Longe de ser uma simples celebração, que une ao aniversário do acontecimento a despedida pelo fim da aventura terrena de João Paulo II, a releitura atenta deste documento conduz-nos àquela actualidade que ele tinha sempre lucidamente presente: já consciente, nos anos em que o tema da "globalização" ainda não estava na moda, das aspirações de dignidade e justiça, não só económicas, que agitavam e ainda agitam por vezes dramaticamente inteiras populações. E anunciando profeticamente que a libertação dos totalitarismos, dos imperialismos ou das hegemonias, "para os quais o homem não conta a não ser como objecto de domínio e não como sujeito da sua existência humana" só se poderá verificar se a diversidade das culturas for inserida no horizonte da perspectiva fundamental da unidade do género humano: porque só numa consideração contextual das diversidades e da unidade é possível uma compreensão plena da verdade de cada cultura humana. Num certo sentido, João Paulo II indicava o "choque de civilizações", como um possível êxito terrível, o que naqueles anos era apresentado sob forma de um apocalipse nuclear (e que ainda hoje está longe de ser esconjurado), mas não como a natureza profunda do humano: "a paz do mundo depende da primazia do espírito... o futuro pacífico da humanidade depende do amor" (n. 23). Compreende-se então todo o pathos com o qual o Pontífice exortava os membros da UNESCO a "dar provas da solidariedade mais nobre com a humanidade: a que se funda na dignidade da pessoa humana" e a construir "a paz começando pelo fundamento: o respeito de todos os direitos do homem, tanto dos que estão ligados à sua dimensão material e económica como dos que se referem à dimensão espiritual e interior da sua existência neste mundo" (n. 22).

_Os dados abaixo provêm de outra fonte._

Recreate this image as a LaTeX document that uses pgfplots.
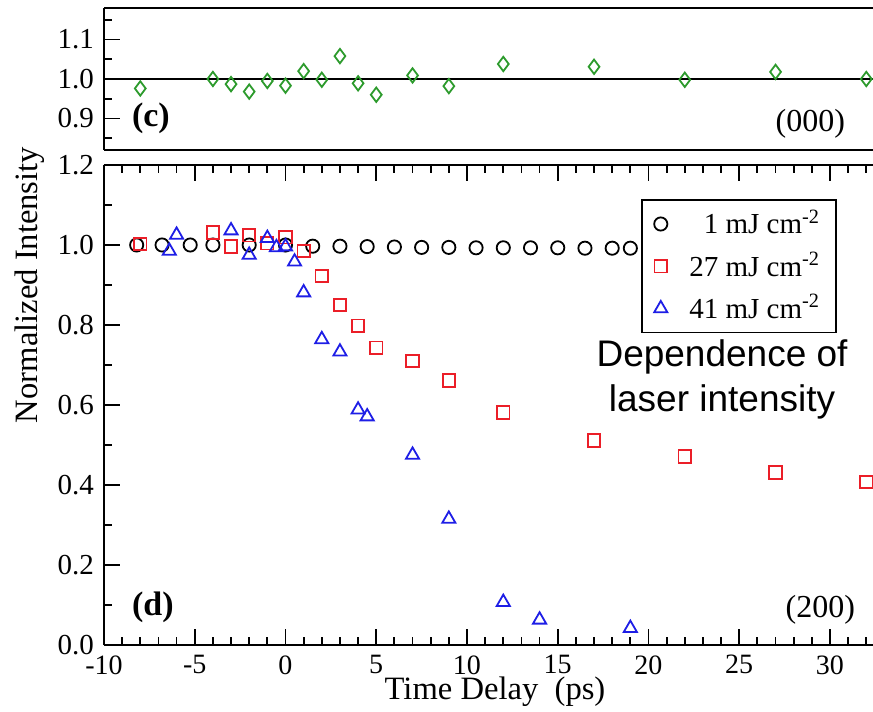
\documentclass[border=0pt]{standalone}
\usepackage{fontspec}
\setmainfont{Liberation Serif}
\newfontfamily\arial{Liberation Sans}
\usepackage{pgfplots}
\pgfplotsset{compat=1.18}
\definecolor{mygreen}{RGB}{45,155,45}
\definecolor{myred}{RGB}{235,30,40}
\definecolor{myblue}{RGB}{30,30,230}
\begin{document}
\fontsize{14.5}{17}\selectfont
\begin{tikzpicture}[trim left=-52pt, trim right=384.5pt]
\path (-52pt,-33.5pt) rectangle (384.5pt,322.5pt);
\pgfplotsset{
  common/.style={
    scale only axis, width=384.5pt,
    xmin=-10, xmax=32.37,
    axis x line*=box, axis y line*=left,
    /pgf/number format/assume math mode=true,
    axis line style={line width=1.2pt},
    every tick/.style={black, line width=0.9pt},
    tick align=inside,
    tick label style={font=\fontsize{14.5}{17}\selectfont},
    xticklabel style={font=\fontsize{14}{17}\selectfont, inner sep=1pt, yshift=-4pt},
    yticklabel style={/pgf/number format/.cd, fixed, fixed zerofill, precision=1},
    every axis plot/.append style={line width=0.9pt},
  }
}
% top panel (c)
\begin{axis}[common, name=top, at={(0,247.5pt)}, anchor=south west, height=71pt,
  ymin=0.82, ymax=1.18, ytick={0.9,1.0,1.1}, minor ytick={0.85,0.95,1.05,1.15},
  xtick=\empty, minor xtick={-10,-9,...,32},
  major tick length=8pt, minor tick length=4pt]
\addplot[black, line width=1.1pt, forget plot] coordinates {(-10,1) (32.37,1)};
\addplot[only marks, mark=diamond, mark size=3.6pt, color=mygreen] coordinates {
(-8,0.976) (-4,1.0) (-3,0.987) (-2,0.968) (-1,0.995) (0,0.983) (1,1.02) (2,0.998)
(3,1.058) (4,0.989) (5,0.96) (7,1.009) (9,0.982) (12,1.038) (17,1.031) (22,0.998)
(27,1.018) (32,1.0)};
\node[anchor=west, font=\bfseries\fontsize{17}{20}\selectfont] at (rel axis cs:0.0234,0.225) {(c)};
\node[anchor=east, font=\fontsize{16}{19}\selectfont] at (rel axis cs:0.9766,0.183) {(000)};
\end{axis}
% bottom panel (d)
\begin{axis}[common, name=bot, at={(0,0)}, anchor=south west, height=240pt,
  ymin=0, ymax=1.2, ytick={0,0.2,...,1.2}, minor ytick={0.1,0.3,...,1.1},
  xtick={-10,-5,...,30}, minor xtick={-9,-8,...,32},
  major tick length=8pt, minor tick length=4pt,
  xlabel={Time Delay\ \ (ps)},
  ylabel={Normalized Intensity},
  label style={font=\fontsize{16.3}{19}\selectfont},
  xlabel style={at={(axis description cs:0.5085,-0.1125)}, anchor=base, inner sep=0pt},
  ylabel style={at={(axis description cs:-0.0962,0.75)}, anchor=center},
  legend style={at={(axis description cs:0.953,0.929)}, anchor=north east,
    draw=black, line width=0.8pt, fill=white, inner xsep=6pt, inner ysep=3pt,
    font=\fontsize{14.5}{17}\selectfont, row sep=3pt,
    /tikz/every odd column/.append style={column sep=9pt}},
  legend cell align=right]
\addplot[only marks, mark=o, mark size=3.3pt, color=black] coordinates {
(-8.2,1.0) (-6.8,1.0) (-5.25,1.0) (-4,1.0) (-2,1.0) (0,1.0) (1.5,0.997) (3,0.997)
(4.5,0.996) (6,0.995) (7.5,0.994) (9,0.994) (10.5,0.993) (12,0.993) (13.5,0.993)
(15,0.993) (16.5,0.992) (18,0.992) (19,0.992)};
\addlegendentry{1 mJ cm\textsuperscript{-2}}
\addplot[only marks, mark=square, mark size=3.1pt, color=myred] coordinates {
(-8,1.002) (-4,1.031) (-3,0.996) (-2,1.024) (-1,1.004) (0,1.019) (1,0.985) (2,0.922)
(3,0.85) (4,0.798) (5,0.743) (7,0.71) (9,0.661) (12,0.581) (17,0.511) (22,0.471)
(27,0.431) (32,0.407)};
\addlegendentry{27 mJ cm\textsuperscript{-2}}
\addplot[only marks, mark=triangle, mark size=3.8pt, color=myblue] coordinates {
(-6.4,0.985) (-6,1.025) (-3,1.036) (-2,0.975) (-1,1.017) (-0.5,0.994) (0,0.996)
(0.5,0.958) (1,0.881) (2,0.764) (3,0.733) (4,0.588) (4.5,0.571) (7,0.475) (9,0.315)
(12,0.107) (14,0.063) (19,0.042)};
\addlegendentry{41 mJ cm\textsuperscript{-2}}
\node[anchor=west, font=\bfseries\fontsize{17}{20}\selectfont] at (rel axis cs:0.0234,0.079) {(d)};
\node[anchor=east, font=\fontsize{16}{19}\selectfont] at (rel axis cs:0.9896,0.073) {(200)};
\node[align=center, font=\arial\fontsize{18.5}{22.5}\selectfont] at (rel axis cs:0.8037,0.553) {Dependence of\\laser intensity};
\end{axis}
\end{tikzpicture}
\end{document}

A todos estes grandes temas João Paulo II não deu respostas "sociológicas", ou sugestões "técnico-políticas", mas indicou caminhos luminosos e totalmente partilháveis por quantos sabem colocar no centro de tudo o homem. Mas não um homem que se satisfaz a si mesmo, que se interpreta prometeicamente, como artífice e fim último, "produtor" de qualquer sentido e de todo o valor.

A fé, na sua tensão dinâmica com a cultura, "vínculo orgânico e constitutivo" (n. 9), mostra a origem e o destino sobrenatural da pessoa humana, que é verdadeiramente ela mesma só em relação viva com aquele Amor que é a raiz transcendente de qualquer bem.